Es ist daher keineswegs so, dass ich Welt verstehe, indem ich frage, wie ich die einzelnen in meinen Blick kommenden Dinge von meiner weltanschaulichen Voraussetzung her verstehen müsste, und so zu einem in sich stimmigen widerspruchsfreien Systems komme (dies ist m. E. kennzeichnend für den Ideologen), sondern ich verstehe Welt auf Grund bereits vorhandener Verstehenszusammenhänge und unterschiedlicher Kommunikationsforen, die ich unterschiedlich verknüpfe und kombiniere, die aber durchaus in Spannung zueinander stehen. Wenn wir uns aber nicht in einem einzigen, sondern in pluriformen, nicht vorschnell reduzierbaren Referenzrahmen bewegen, ist zu fragen, ob das Vorgehen angemessen ist, ein Verständnis der Wirklichkeit transzendental kategorial zu entfalten und die unterschiedenen Phänomene der Lebenswirklichkeit hier einzuordnen.
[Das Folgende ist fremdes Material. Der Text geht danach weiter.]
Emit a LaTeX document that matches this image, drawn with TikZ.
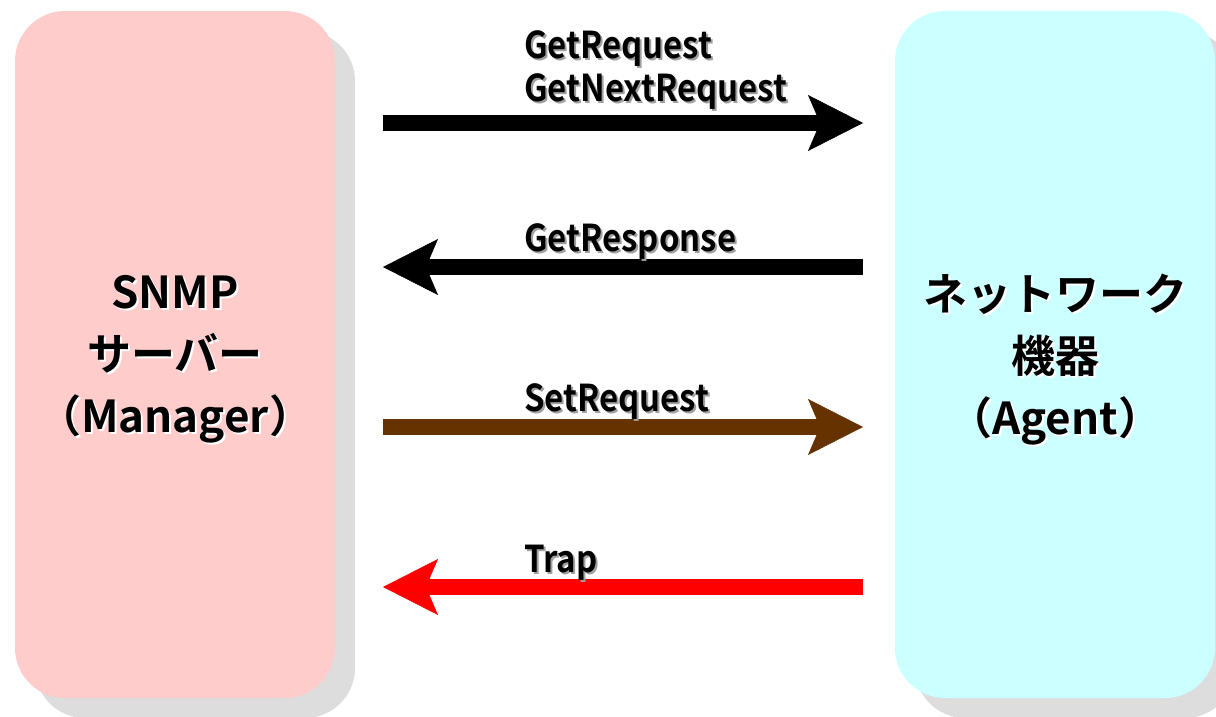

Führt dies wirklich zu einem Verstehen im hermeneutischen Sinne oder nur zu einer Deutung, die deshalb nicht zu einem wirklichen Verstehen führen kann, weil es von einem (nicht gegebenen) einheitlichen Referenzrahmen ausgeht und unsere unterschiedlichen Verstehenszusammenhänge und ihre Bedeutung für das Gegebensein der Phänomene verdrängt?
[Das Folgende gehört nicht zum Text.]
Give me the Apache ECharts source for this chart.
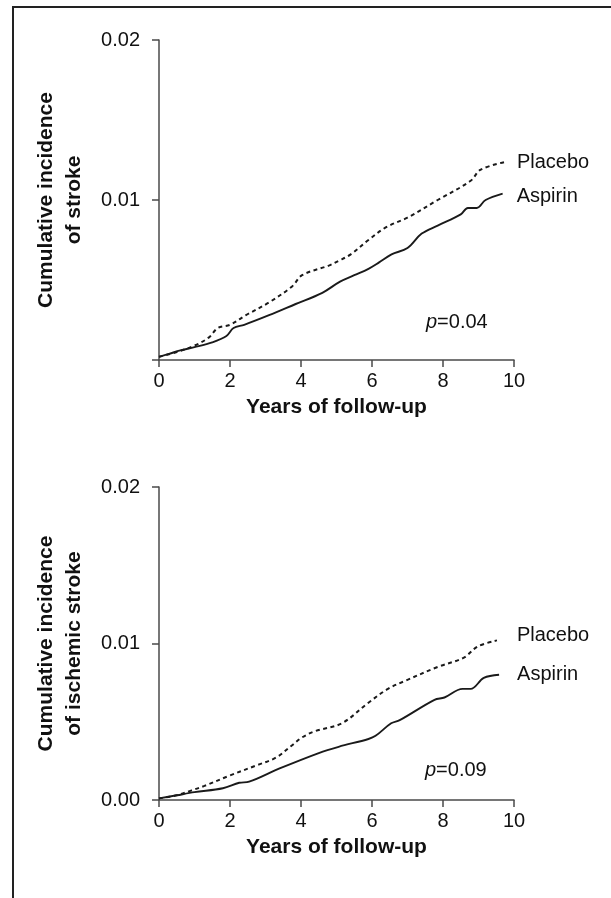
<!DOCTYPE html>
<html>
<head>
<meta charset="utf-8">
<script src="https://cdn.jsdelivr.net/npm/echarts@6/dist/echarts.min.js"></script>
<style>
html,body{margin:0;padding:0;background:#fff;}
#c{width:611px;height:898px;}
</style>
</head>
<body>
<div id="c"></div>
<script>
// ---- Data (years of follow-up, cumulative incidence) ----
const xTicks = [0, 2, 4, 6, 8, 10];

// Panel 1: stroke
const strokeAspirinT = [0, 0.3, 0.6, 1.0, 1.5, 1.9, 2.1, 2.4, 3.1, 3.85, 4.6, 5.1, 5.5, 5.9, 6.2, 6.55, 7.0, 7.4, 7.85, 8.5, 8.7, 8.95, 9.2, 9.68];
const strokeAspirinV = [0.0002, 0.0004, 0.0006, 0.0008, 0.0011, 0.0015, 0.0020, 0.0022, 0.0028, 0.0035, 0.0042, 0.0049, 0.0053, 0.0057, 0.0061, 0.0066, 0.0070, 0.0079, 0.0084, 0.0091, 0.0095, 0.0095, 0.0100, 0.0104];
const strokePlaceboT = [0, 0.5, 1.0, 1.4, 1.66, 2.0, 2.45, 3.1, 3.75, 4.03, 4.78, 5.06, 5.4, 5.9, 6.4, 7.0, 7.85, 8.78, 9.06, 9.8];
const strokePlaceboV = [0.0002, 0.0005, 0.0009, 0.0014, 0.0020, 0.0022, 0.0028, 0.0036, 0.0046, 0.0053, 0.0059, 0.0062, 0.0066, 0.0075, 0.0083, 0.0089, 0.0100, 0.0112, 0.0119, 0.0124];

// Panel 2: ischemic stroke
const ischAspirinT = [0, 0.5, 1.0, 1.8, 2.26, 2.54, 3.38, 4.5, 5.06, 5.9, 6.1, 6.54, 6.78, 7.76, 8.04, 8.55, 8.78, 9.15, 9.58];
const ischAspirinV = [0.0001, 0.0003, 0.0005, 0.00075, 0.0011, 0.00117, 0.0020, 0.0030, 0.0034, 0.0039, 0.0041, 0.0049, 0.0051, 0.0064, 0.00655, 0.0071, 0.0071, 0.0078, 0.0080];
const ischPlaceboT = [0, 0.5, 0.9, 1.28, 1.98, 2.73, 3.29, 3.75, 4.03, 4.4, 5.15, 5.89, 6.45, 6.92, 7.85, 8.59, 8.97, 9.52];
const ischPlaceboV = [0.0001, 0.0003, 0.0006, 0.0009, 0.00155, 0.0022, 0.0027, 0.0035, 0.0040, 0.0044, 0.0049, 0.0062, 0.0071, 0.0076, 0.0085, 0.0091, 0.0098, 0.0102];

const yTicks1 = [0.01, 0.02];
const yTicks2 = [0.00, 0.01, 0.02];

const yTitle1 = 'Cumulative incidence\nof stroke';
const yTitle2 = 'Cumulative incidence\nof ischemic stroke';
const xTitle = 'Years of follow-up';
const pText1 = '0.04';
const pText2 = '0.09';
const nameAspirin = 'Aspirin';
const nameTreatPlacebo = 'Placebo';

// ---- Build ----
function pairs(t, v) { return t.map((x, i) => [x, v[i]]); }

const FONT = '"Liberation Sans", Arial, Helvetica, sans-serif';
const AXIS_COLOR = '#4a4a4a';
const TEXT_COLOR = '#111';
const FS = 20;
const FS_BOLD = 21;

function xAxisCfg(gridIndex) {
  return {
    type: 'value', gridIndex, min: 0, max: 10, interval: 2,
    axisLine: { show: true, lineStyle: { color: AXIS_COLOR, width: 1.5 } },
    axisTick: { show: true, inside: false, length: 7, lineStyle: { color: AXIS_COLOR, width: 1.5 } },
    axisLabel: { color: TEXT_COLOR, fontFamily: FONT, fontSize: FS, margin: 11 },
    splitLine: { show: false },
    name: xTitle, nameLocation: 'middle', nameGap: 37,
    nameTextStyle: { color: TEXT_COLOR, fontFamily: FONT, fontSize: FS_BOLD, fontWeight: 'bold' }
  };
}
function yAxisCfg(gridIndex, title, showZero) {
  return {
    type: 'value', gridIndex, min: 0, max: 0.02, interval: 0.01,
    axisLine: { show: true, lineStyle: { color: AXIS_COLOR, width: 1.5 } },
    axisTick: { show: true, inside: false, length: 7, lineStyle: { color: AXIS_COLOR, width: 1.5 } },
    axisLabel: {
      color: TEXT_COLOR, fontFamily: FONT, fontSize: FS, margin: 19,
      formatter: v => (v === 0 && !showZero) ? '' : v.toFixed(2)
    },
    splitLine: { show: false },
    name: title, nameLocation: 'middle', nameGap: 71, nameRotate: 90,
    nameTextStyle: { color: TEXT_COLOR, fontFamily: FONT, fontSize: FS_BOLD, fontWeight: 'bold', lineHeight: 28, align: 'center' }
  };
}
function lineSeries(name, idx, data, dashed, endDist, dy) {
  return {
    type: 'line', name, xAxisIndex: idx, yAxisIndex: idx,
    data, showSymbol: false, smooth: 0.35,
    lineStyle: { color: '#1a1a1a', width: dashed ? 2 : 1.9, type: dashed ? [4, 3.5] : 'solid' },
    endLabel: { show: true, formatter: name, color: TEXT_COLOR, fontFamily: FONT, fontSize: FS, distance: endDist, offset: [0, dy] },
    silent: true, animation: false
  };
}

const option = {
  animation: false,
  backgroundColor: '#fff',
  grid: [
    { left: 159, top: 40, width: 355, height: 320 },
    { left: 159, top: 487, width: 355, height: 313 }
  ],
  xAxis: [xAxisCfg(0), xAxisCfg(1)],
  yAxis: [yAxisCfg(0, yTitle1, false), yAxisCfg(1, yTitle2, true)],
  series: [
    lineSeries(nameTreatPlacebo, 0, pairs(strokePlaceboT, strokePlaceboV), true, 10, 1),
    lineSeries(nameAspirin, 0, pairs(strokeAspirinT, strokeAspirinV), false, 14, 3),
    lineSeries(nameTreatPlacebo, 1, pairs(ischPlaceboT, ischPlaceboV), true, 20, -5),
    lineSeries(nameAspirin, 1, pairs(ischAspirinT, ischAspirinV), false, 18, 0)
  ],
  graphic: [
    { type: 'rect', shape: { x: 13, y: 7, width: 700, height: 1000 }, style: { fill: 'none', stroke: '#222', lineWidth: 2 }, silent: true },
    { type: 'text', x: 426, y: 322, style: { text: '{i|p}=' + pText1, rich: { i: { fontStyle: 'italic', fontFamily: FONT, fontSize: FS, fill: TEXT_COLOR } }, font: FS + 'px ' + FONT, fill: TEXT_COLOR, verticalAlign: 'middle' } },
    { type: 'text', x: 425, y: 770, style: { text: '{i|p}=' + pText2, rich: { i: { fontStyle: 'italic', fontFamily: FONT, fontSize: FS, fill: TEXT_COLOR } }, font: FS + 'px ' + FONT, fill: TEXT_COLOR, verticalAlign: 'middle' } }
  ]
};

const chart = echarts.init(document.getElementById('c'), null, { renderer: 'canvas' });
chart.setOption(option);
</script>
</body>
</html>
Drittens: Schließlich ist zu fragen, inwiefern eine Explikation der im Glauben erschlossenen Sicht der Wirklichkeit als Ganze die Angefochtenheit des Glaubens ernst nehmen muss. Der Glaubende ist Glaubender und Nicht-Glaubender zugleich (simul iustus et peccator).
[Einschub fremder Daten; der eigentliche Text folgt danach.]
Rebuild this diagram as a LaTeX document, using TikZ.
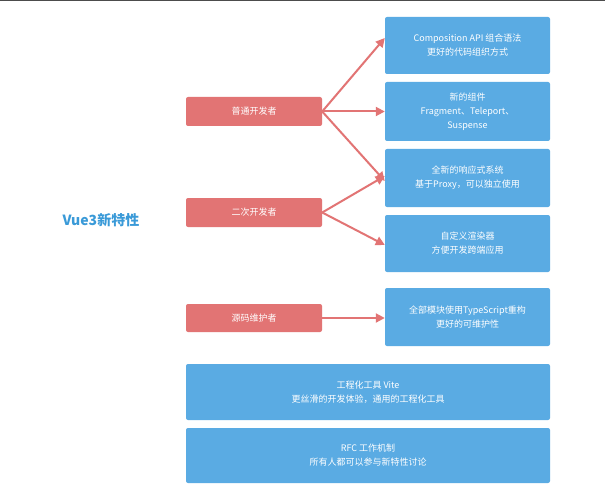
\documentclass[tikz,border=0pt]{standalone}
\usepackage{fontspec}
\setmainfont{Noto Sans CJK SC}
\usetikzlibrary{arrows.meta}
\definecolor{rbox}{HTML}{E27474}
\definecolor{bbox}{HTML}{5AABE3}
\definecolor{ttl}{HTML}{3A9AD8}
\begin{document}
\begin{tikzpicture}[x=1pt,y=-1pt,
 red/.style={fill=rbox,rounded corners=2pt,text=white,font=\fontsize{9}{11}\selectfont,inner sep=0pt},
 blue/.style={fill=bbox,rounded corners=2pt,text=white,font=\fontsize{9}{14}\selectfont,align=center,inner sep=0pt},
 arr/.style={draw=rbox,line width=2pt,-{Triangle[length=9pt,width=9pt]}}]
\useasboundingbox[fill=white] (0,0) rectangle (605,500);
\fill[gray!60!black] (0,0) rectangle (605,1.5);
\node[red,minimum width=136pt,minimum height=29pt] (p) at (254,111.5) {普通开发者};
\node[red,minimum width=136pt,minimum height=29pt] (e) at (254,212.5) {二次开发者};
\node[red,minimum width=136pt,minimum height=28pt] (y) at (254,318) {源码维护者};
\node[blue,minimum width=165pt,minimum height=57pt] (b1) at (467.5,45.5) {Composition API 组合语法\\更好的代码组织方式};
\node[blue,minimum width=165pt,minimum height=59pt] (b2) at (467.5,111.5) {新的组件\\Fragment、Teleport、\\Suspense};
\node[blue,minimum width=165pt,minimum height=58pt] (b3) at (467.5,178) {全新的响应式系统\\基于Proxy，可以独立使用};
\node[blue,minimum width=165pt,minimum height=57pt] (b4) at (467.5,243.5) {自定义渲染器\\方便开发跨端应用};
\node[blue,minimum width=165pt,minimum height=58pt] (b5) at (467.5,317) {全部模块使用TypeScript重构\\更好的可维护性};
\node[blue,minimum width=364pt,minimum height=56pt] (b6) at (368,392) {工程化工具 Vite\\更丝滑的开发体验，通用的工程化工具};
\node[blue,minimum width=364pt,minimum height=55pt] (b7) at (368,455.5) {RFC 工作机制\\所有人都可以参与新特性讨论};
\node[text=ttl,font=\fontsize{14}{16}\selectfont\bfseries] (t) at (101,220) {Vue3新特性};
\draw[arr] (p.east) -- (b1.west|-0,38);
\draw[arr] (p.east) -- (b2.west);
\draw[arr] (p.east) -- (b3.west|-0,181);
\draw[arr] (e.east) -- (b3.west|-0,176);
\draw[arr] (e.east) -- (b4.west|-0,245);
\draw[arr] (y.east) -- (b5.west|-0,318);
\end{tikzpicture}
\end{document}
Wir leben nicht im lumen gloriae, wo uns die Wirklichkeit im Glauben er­schlossen ist. Und es ist m. E. ernsthaft zu fragen, ob die theologische Reflexion es nicht besser prinzipiell vermeiden sollte, so zu tun, als würden wir hier leben und als wären wir vom Glauben allein bestimmt. H. will die Innenperspektive und die Außenperspektive des Glaubens aus dem Grunde aufeinander beziehen, weil sie Perspektiven auf dieselbe Wirklichkeit sind (s. o.). Müsste man nicht – wenn man die Angefochtenheit des Glaubens ernst nimmt – davon ausgehen, dass sowohl die Innen- als auch die Außen­perspektive Perspektiven desselben Glaubenden sind? Ansonsten ist doch zu fragen, ob die Deutung der Wirklichkeit aus der Perspektive des unangefochtenen Glaubens dem angefochtenen Glaubenden nicht völlig äußerlich bleibt. Von hier aus wären auch die von H. so selbstverständlich vorgetragenen Wendungen von der »Gewißheit vom Wahrsein des christlichen Wirklichkeitsverständnisses« und dem »unabweisbare[n] Evidentgewordensein der Wahrheit dieser überlieferten Lebensanschauung« (s. o.) kritisch zu diskutieren.